The plots in Figure 7 show the average squared error over the eight test problems. For each problem, we perform ten trials. Error bars are shown on the plots, but are so narrow that they may be difficult to see. Calibration learning curves are shown for nine of the ten learning methods (decision trees are left out). The nearly horizontal lines in the graphs show the squared error prior to calibration. These lines are not perfectly horizontal only because the test sets change as more data is moved into the calibration sets. Each plot shows the squared error after calibration with Platt’s method or Isotonic Regression as the size of the calibration set varies from small to large. When the calibration set is small (less than about 200-1000 cases), Platt Scaling outperforms Isotonic Regression with all nine learning methods. This happens because Isotonic Regression is less constrained than Platt Scaling, so it is easier for it to overfit when the calibration set is small. Platt’s method also has some overfitting control built in (see Section 2). As the size of the calibration set increases, the learning curves for Platt Scaling and Isotonic Regression join, or even cross. When there are 1000 or more points in the calibration set, Isotonic Regression always yields performance as good as, or better than, Platt Scaling.
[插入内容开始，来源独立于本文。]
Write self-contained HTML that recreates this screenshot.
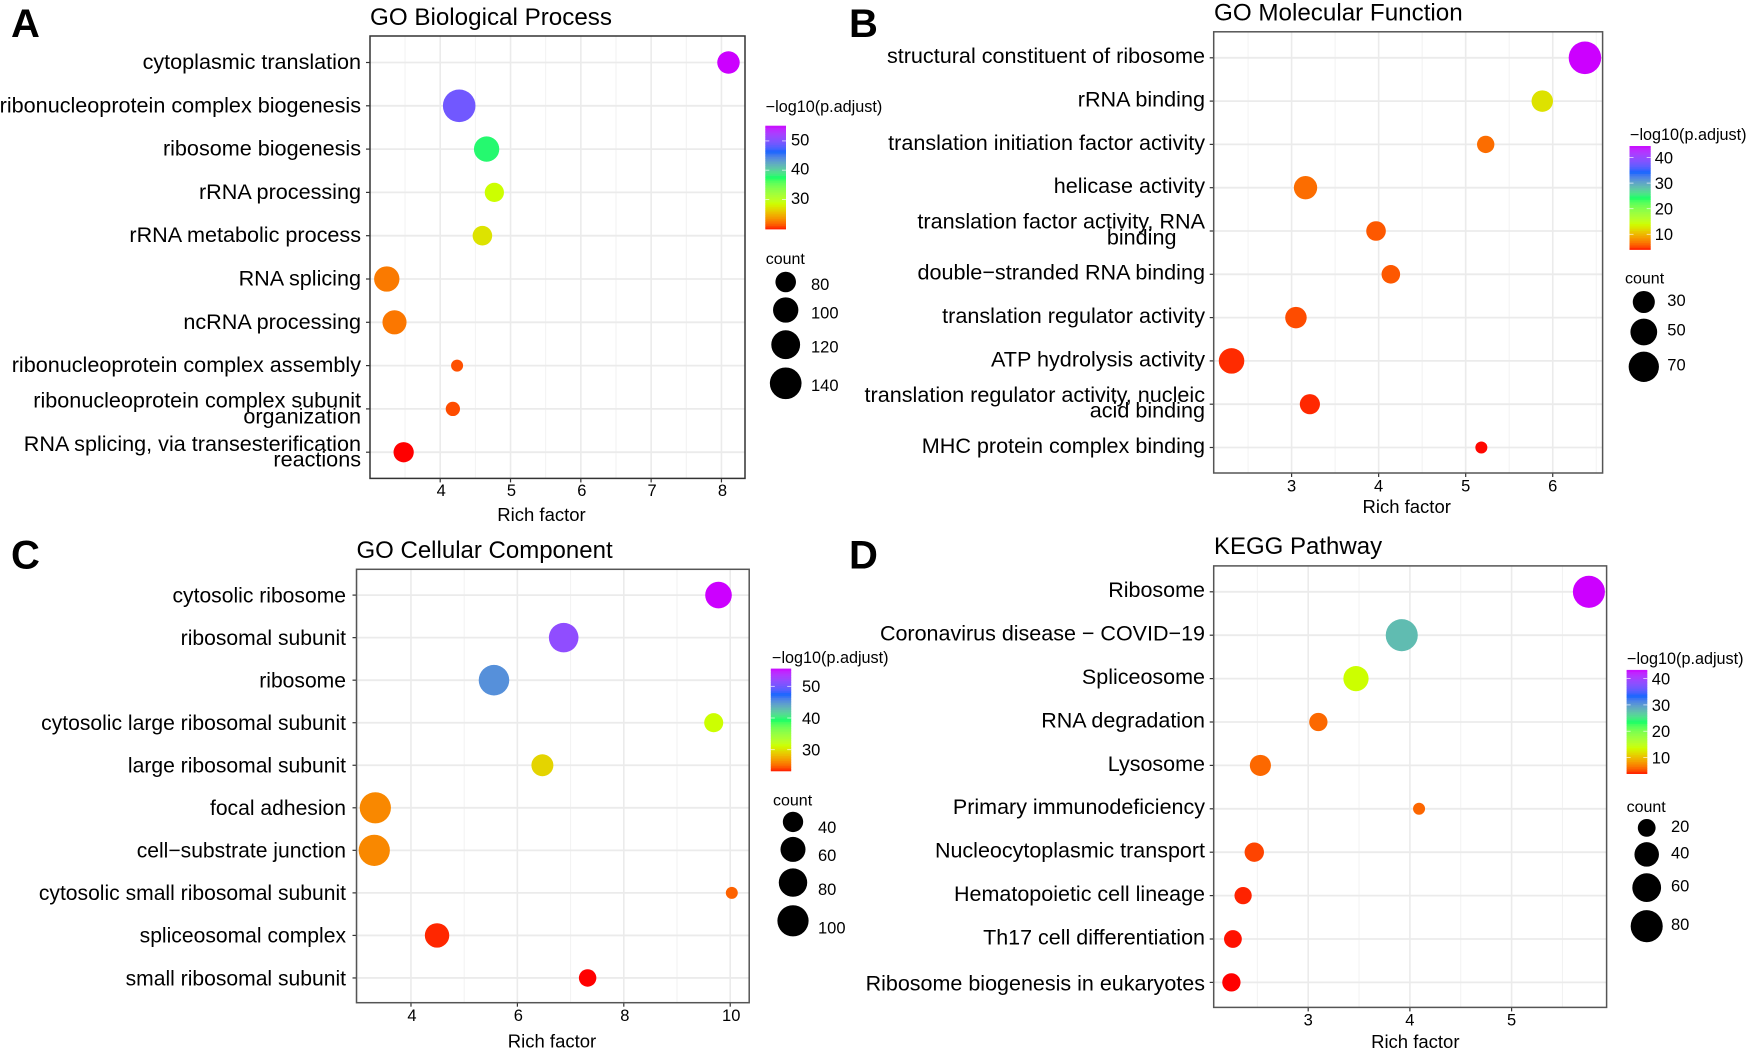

这个分析用了8个数据集10种机器学习模型,并且校验的样本量在不断变化。每一个样本量的每一种机器学习模型都能产生8个校验精准度(平方和),然后就可以产生点估计和标准差。未校正的预测值其校验度基本不变,呈现一直线。这里发现一个有趣的现象,那就是样本量不大的时候,Isotonic Regression校验度较好,这主要是因为它是非参数模型,模型限制较少,容易在小样本的时候过度拟合。
For learning methods that make well calibrated predictions such as neural nets, bagged trees, and logistic regression, neither Platt Scaling nor Isotonic Regression yields much improvement in performance even when the calibration set is very large. With these methods calibration is not beneficial, and actually hurts performance when the the calibration sets are small. For the max margin methods, boosted trees, boosted stumps and SVMs, calibration provides an improvement even when the calibration set is small. In Section 4 we saw that a sigmoid is a good match for boosted trees, boosted stumps, and SVMs. As expected, for these methods Platt Scaling performs better than Isotonic Regression for small to medium sized calibration (less than 1000 cases), and is virtually indistinguishable for larger calibration sets. As expected, calibration improves the performance of Naive Bayes models for almost all calibration set sizes, with Isotonic Regression outperforming Platt Scaling when there is more data. For the rest of the models: KNN, RF and DT (not shown) post-calibration helps once the calibration sets are large enough.
对于本来就校验较好的模型,如神经网络模型、逻辑回归和bagged tree。这些用校验法就不能提高校验度了。相反,如果校验样本较少的话,用这些方法反而减低校验度。对很多模型而言,一定的样本量是必要的。